Stated task: In the records below, find the line containing "Convert this diagram to TikZ code.", then copy that line and all lines after it, exactly, omitting every picture.

The records:
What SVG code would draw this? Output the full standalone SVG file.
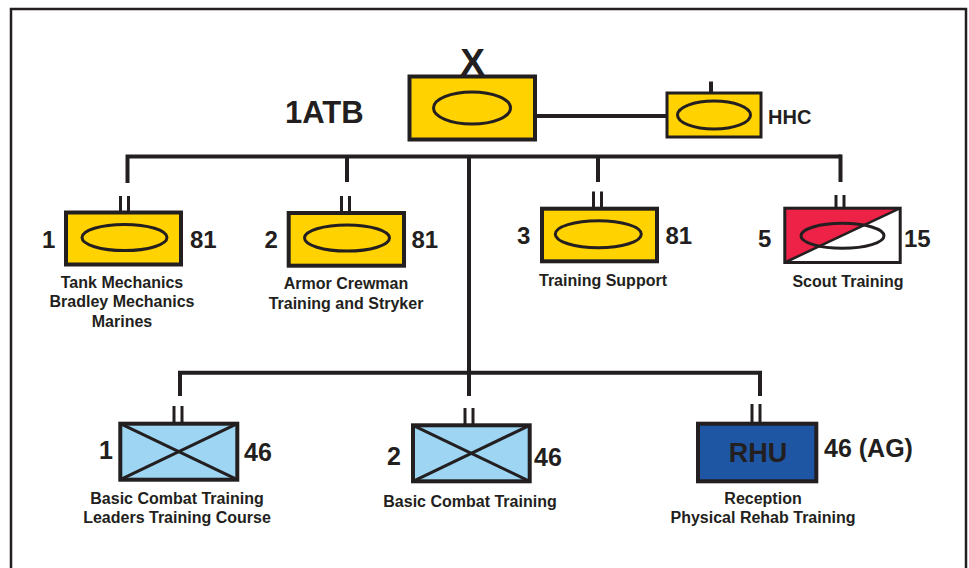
<svg xmlns="http://www.w3.org/2000/svg" width="969" height="568" viewBox="0 0 969 568">
<style>
text{font-family:"Liberation Sans",Arial,sans-serif;font-weight:bold;fill:#231f20}
.box{stroke:#231f20;stroke-width:4}
.yel{fill:#ffd200}
.oval{fill:none;stroke:#231f20;stroke-width:3}
.ln{stroke:#231f20;stroke-width:4;fill:none}
.bar{stroke:#231f20;stroke-width:3}
.num{font-size:24px}
.num2{font-size:25px}
.lbl{font-size:16px;text-anchor:middle}
.cross{stroke:#231f20;stroke-width:3}
</style>
<rect width="969" height="568" fill="#ffffff"/>
<path d="M11,568 V9 H966 V568" fill="none" stroke="#231f20" stroke-width="2.5"/>

<g id="connectors">
<line x1="537" y1="116" x2="667" y2="116" class="ln" stroke-width="3"/>
<line x1="711" y1="81.5" x2="711" y2="93" class="ln" stroke-width="3"/>
<path d="M127.5,183 V156.5 H841" class="ln"/>
<line x1="347" y1="156.5" x2="347" y2="182" class="ln"/>
<line x1="598" y1="156.5" x2="598" y2="182" class="ln"/>
<line x1="840.5" y1="154.5" x2="840.5" y2="182" class="ln"/>
<line x1="469" y1="156.5" x2="469" y2="396" class="ln"/>
<path d="M180,396 V372.7 H760 V396" class="ln"/>
</g>

<g id="brigade">
<text x="472.5" y="75" font-size="37" text-anchor="middle">X</text>
<rect x="409.5" y="76.5" width="125.5" height="63" class="box yel"/>
<ellipse cx="472" cy="108" rx="38.5" ry="16" class="oval"/>
<text x="285" y="122.5" font-size="31">1ATB</text>
</g>

<g id="hhc">
<rect x="667" y="93" width="94" height="44" class="yel" stroke="#231f20" stroke-width="3"/>
<ellipse cx="714" cy="115" rx="36.5" ry="14" class="oval"/>
<text x="768" y="124" font-size="20">HHC</text>
</g>

<g id="bn1-81">
<line x1="120.5" y1="196" x2="120.5" y2="211" class="bar"/>
<line x1="128.5" y1="196" x2="128.5" y2="211" class="bar"/>
<rect x="66" y="212.5" width="115" height="52" class="box yel"/>
<ellipse cx="124.5" cy="237.5" rx="42.5" ry="13" class="oval"/>
<text x="42" y="248" class="num">1</text>
<text x="190" y="248" class="num">81</text>
<text x="122" y="287.5" class="lbl">Tank Mechanics</text>
<text x="122" y="307" class="lbl">Bradley Mechanics</text>
<text x="122" y="326.5" class="lbl">Marines</text>
</g>

<g id="bn2-81">
<line x1="341.5" y1="196" x2="341.5" y2="211" class="bar"/>
<line x1="349.5" y1="196" x2="349.5" y2="211" class="bar"/>
<rect x="288.7" y="213" width="115.3" height="52.7" class="box yel"/>
<ellipse cx="347" cy="238" rx="42.5" ry="13" class="oval"/>
<text x="264.5" y="248" class="num">2</text>
<text x="411.5" y="248" class="num">81</text>
<text x="346" y="289" class="lbl">Armor Crewman</text>
<text x="346" y="308.5" class="lbl">Training and Stryker</text>
</g>

<g id="bn3-81">
<line x1="593.5" y1="191.5" x2="593.5" y2="207" class="bar"/>
<line x1="601.5" y1="191.5" x2="601.5" y2="207" class="bar"/>
<rect x="542" y="208.7" width="115" height="52.6" class="box yel"/>
<ellipse cx="598.3" cy="234.2" rx="43" ry="13.5" class="oval"/>
<text x="517" y="244" class="num">3</text>
<text x="665.5" y="244" class="num">81</text>
<text x="603" y="286" class="lbl">Training Support</text>
</g>

<g id="sqn5-15">
<line x1="836" y1="195" x2="836" y2="207" class="bar"/>
<line x1="844" y1="195" x2="844" y2="207" class="bar"/>
<rect x="784.8" y="208.2" width="115.4" height="54.3" fill="#ffffff"/>
<polygon points="784.8,208.2 900.2,208.2 784.8,262.5" fill="#ee2146"/>
<line x1="784.8" y1="262.5" x2="900.2" y2="208.2" stroke="#231f20" stroke-width="2.5"/>
<ellipse cx="842.5" cy="235.8" rx="41.5" ry="12.5" class="oval"/>
<rect x="784.8" y="208.2" width="115.4" height="54.3" fill="none" stroke="#231f20" stroke-width="3"/>
<text x="758" y="246.5" class="num">5</text>
<text x="904" y="246.5" class="num">15</text>
<text x="848" y="286.5" class="lbl">Scout Training</text>
</g>

<g id="bn1-46">
<line x1="174" y1="406" x2="174" y2="422" class="bar"/>
<line x1="182" y1="406" x2="182" y2="422" class="bar"/>
<rect x="120.3" y="423.7" width="117" height="56" class="box" fill="#9dd5f3"/>
<line x1="120.3" y1="423.7" x2="237.3" y2="479.7" class="cross"/>
<line x1="120.3" y1="479.7" x2="237.3" y2="423.7" class="cross"/>
<text x="99" y="459" class="num2">1</text>
<text x="244" y="460.5" class="num2">46</text>
<text x="177" y="504" class="lbl">Basic Combat Training</text>
<text x="177" y="523" class="lbl">Leaders Training Course</text>
</g>

<g id="bn2-46">
<line x1="465" y1="408" x2="465" y2="424" class="bar"/>
<line x1="473" y1="408" x2="473" y2="424" class="bar"/>
<rect x="413" y="425.3" width="116.7" height="56" class="box" fill="#9dd5f3"/>
<line x1="413" y1="425.3" x2="529.7" y2="481.3" class="cross"/>
<line x1="413" y1="481.3" x2="529.7" y2="425.3" class="cross"/>
<text x="387" y="465" class="num2">2</text>
<text x="534" y="466" class="num2">46</text>
<text x="470" y="506.5" class="lbl">Basic Combat Training</text>
</g>

<g id="rhu">
<line x1="752" y1="404" x2="752" y2="422" class="bar"/>
<line x1="760" y1="404" x2="760" y2="422" class="bar"/>
<rect x="698" y="423.7" width="118.3" height="57.6" class="box" fill="#1e56a3"/>
<text x="758" y="461.5" font-size="27" text-anchor="middle">RHU</text>
<text x="824" y="457" class="num2">46 (AG)</text>
<text x="763" y="504" class="lbl">Reception</text>
<text x="763" y="523" class="lbl">Physical Rehab Training</text>
</g>
</svg>
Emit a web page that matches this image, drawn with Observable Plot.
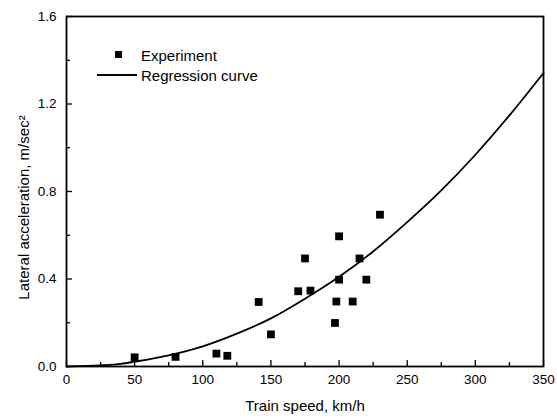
<!DOCTYPE html>
<html>
<head>
<meta charset="utf-8">
<script src="https://cdn.jsdelivr.net/npm/d3@7"></script>
<script src="https://cdn.jsdelivr.net/npm/@observablehq/plot@0.6"></script>
<style>
  body { margin: 0; background: #fff; }
  #wrap { position: relative; width: 557px; height: 418px; font-family: "Liberation Sans", Arial, sans-serif; }
  #legend { position: absolute; left: 94px; top: 45px; font-size: 15px; color: #000; }
  #legend .row { display: flex; align-items: center; height: 20px; }
  #legend svg { width: 47px; height: 20px; }
</style>
</head>
<body>
<div id="wrap">
  <div id="chart"></div>
  <div id="legend">
    <div class="row"><svg><rect x="21" y="6" width="7" height="7" fill="#000"/></svg><span>Experiment</span></div>
    <div class="row"><svg><line x1="3" x2="43" y1="10" y2="10" stroke="#000" stroke-width="1.8"/></svg><span>Regression curve</span></div>
  </div>
</div>
<script>
// Experimental points: train speed (km/h), lateral acceleration (m/sec^2)
const expSpeed = [50, 80, 110, 118, 141, 150, 170, 175, 179, 197, 198, 200, 200, 210, 215, 220, 230];
const expAccel = [0.042, 0.044, 0.059, 0.049, 0.295, 0.147, 0.344, 0.494, 0.347, 0.199, 0.297, 0.397, 0.595, 0.297, 0.494, 0.397, 0.694];

// Regression curve
const curveSpeed = [0, 25, 40, 50, 75, 100, 125, 150, 175, 200, 225, 250, 275, 300, 325, 350];
const curveAccel = [0.0, 0.005, 0.012, 0.022, 0.051, 0.092, 0.15, 0.22, 0.31, 0.41, 0.526, 0.66, 0.805, 0.968, 1.148, 1.342];

const xTicks = [0, 50, 100, 150, 200, 250, 300, 350];
const xMinor = [25, 75, 125, 175, 225, 275, 325];
const yTicks = [0.0, 0.4, 0.8, 1.2, 1.6];
const yMinor = [0.2, 0.6, 1.0, 1.4];
const xTitle = "Train speed, km/h";
const yTitle = "Lateral acceleration, m/sec²";

const points = expSpeed.map((s, i) => ({speed: s, accel: expAccel[i]}));
const curve = curveSpeed.map((s, i) => ({speed: s, accel: curveAccel[i]}));

const chart = Plot.plot({
  width: 557,
  height: 418,
  marginLeft: 66,
  marginRight: 14,
  marginTop: 16,
  marginBottom: 52,
  style: {fontFamily: '"Liberation Sans", Arial, sans-serif', fontSize: "13.5px", color: "#000", background: "#fff"},
  x: {domain: [0, 350]},
  y: {domain: [0, 1.6]},
  marks: [
    Plot.frame({stroke: "#000", strokeWidth: 1.8}),
    // tick labels
    Plot.axisX({ticks: xTicks, tickSize: 0, tickPadding: 8, tickFormat: d => String(d), label: null, fontSize: 13.5}),
    Plot.axisY({ticks: yTicks, tickSize: 0, tickPadding: 10, tickFormat: d3.format(".1f"), label: null, fontSize: 13.5}),
    // inward ticks
    Plot.axisX({ticks: xTicks, tickSize: -6, tickFormat: () => "", label: null, strokeWidth: 1.3}),
    Plot.axisX({ticks: xMinor, tickSize: -4, tickFormat: () => "", label: null, strokeWidth: 1.3}),
    Plot.axisY({ticks: yTicks, tickSize: -6, tickFormat: () => "", label: null, strokeWidth: 1.3}),
    Plot.axisY({ticks: yMinor, tickSize: -4, tickFormat: () => "", label: null, strokeWidth: 1.3}),
    // axis titles
    Plot.text([xTitle], {frameAnchor: "bottom", text: d => d, dy: 40, fontSize: 15, lineAnchor: "middle", textAnchor: "middle"}),
    Plot.text([yTitle], {frameAnchor: "left", text: d => d, rotate: -90, dx: -42, dy: 16, fontSize: 15, lineAnchor: "middle", textAnchor: "middle"}),
    Plot.line(curve, {x: "speed", y: "accel", stroke: "#000", strokeWidth: 1.8, curve: "monotone-x"}),
    Plot.dot(points, {x: "speed", y: "accel", symbol: "square", r: 4.4, fill: "#000", stroke: "none"})
  ]
});
document.getElementById("chart").appendChild(chart);
</script>
</body>
</html>
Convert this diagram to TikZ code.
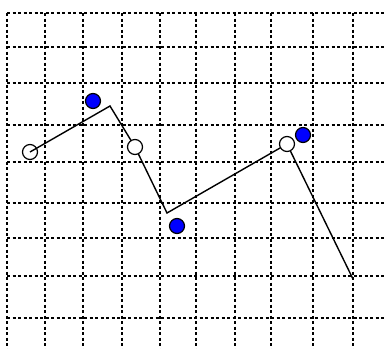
\documentclass[tikz,border=0pt]{standalone}
\begin{document}
\begin{tikzpicture}[x=1pt,y=-1pt,
  gridline/.style={line width=1.2pt,dash pattern=on 3pt off 2.5pt},
  path/.style={line width=1.4pt},
  opendot/.style={circle,draw,line width=1.2pt,fill=white,minimum size=15pt,inner sep=0pt},
  bluedot/.style={circle,draw,line width=1.2pt,fill=blue,minimum size=15pt,inner sep=0pt}]
\useasboundingbox (0,0) rectangle (384,349);
\foreach \x in {7,45,83,122,160,196,235,271,313,353}
  \draw[gridline] (\x,13) -- (\x,349);
\foreach \y in {13,47,83,125,162,203,238,276,318}
  \draw[gridline] (7,\y) -- (384,\y);
\coordinate (c1) at (30,152);
\coordinate (p1) at (110,106);
\coordinate (c2) at (135,147);
\coordinate (p2) at (167,213);
\coordinate (c3) at (287,144);
\coordinate (e) at (353,279);
\draw[path] (c1) -- (p1) -- (c2) -- (p2) -- (c3) -- (e);
\node[opendot,fill=none] (s) at (c1) {};
\node[opendot] (o2) at (c2) {};
\node[opendot] (o3) at (c3) {};
\node[bluedot] (b1) at (93,101) {};
\node[bluedot] (b2) at (303,135) {};
\node[bluedot] (b3) at (177,226) {};
\end{tikzpicture}
\end{document}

Solution below:
Convert this diagram to TikZ code.
\documentclass[tikz,border=0pt]{standalone}
\begin{document}
\begin{tikzpicture}[x=1pt,y=-1pt,
  gridline/.style={line width=1.2pt,dash pattern=on 3pt off 2.5pt},
  path/.style={line width=1.4pt},
  opendot/.style={circle,draw,line width=1.2pt,fill=white,minimum size=15pt,inner sep=0pt},
  bluedot/.style={circle,draw,line width=1.2pt,fill=blue,minimum size=15pt,inner sep=0pt}]
\useasboundingbox (0,0) rectangle (384,349);
\foreach \x in {7,45,83,122,160,196,235,271,313,353}
  \draw[gridline] (\x,13) -- (\x,349);
\foreach \y in {13,47,83,125,162,203,238,276,318}
  \draw[gridline] (7,\y) -- (384,\y);
\coordinate (c1) at (30,152);
\coordinate (p1) at (110,106);
\coordinate (c2) at (135,147);
\coordinate (p2) at (167,213);
\coordinate (c3) at (287,144);
\coordinate (e) at (353,279);
\draw[path] (c1) -- (p1) -- (c2) -- (p2) -- (c3) -- (e);
\node[opendot,fill=none] (s) at (c1) {};
\node[opendot] (o2) at (c2) {};
\node[opendot] (o3) at (c3) {};
\node[bluedot] (b1) at (93,101) {};
\node[bluedot] (b2) at (303,135) {};
\node[bluedot] (b3) at (177,226) {};
\end{tikzpicture}
\end{document}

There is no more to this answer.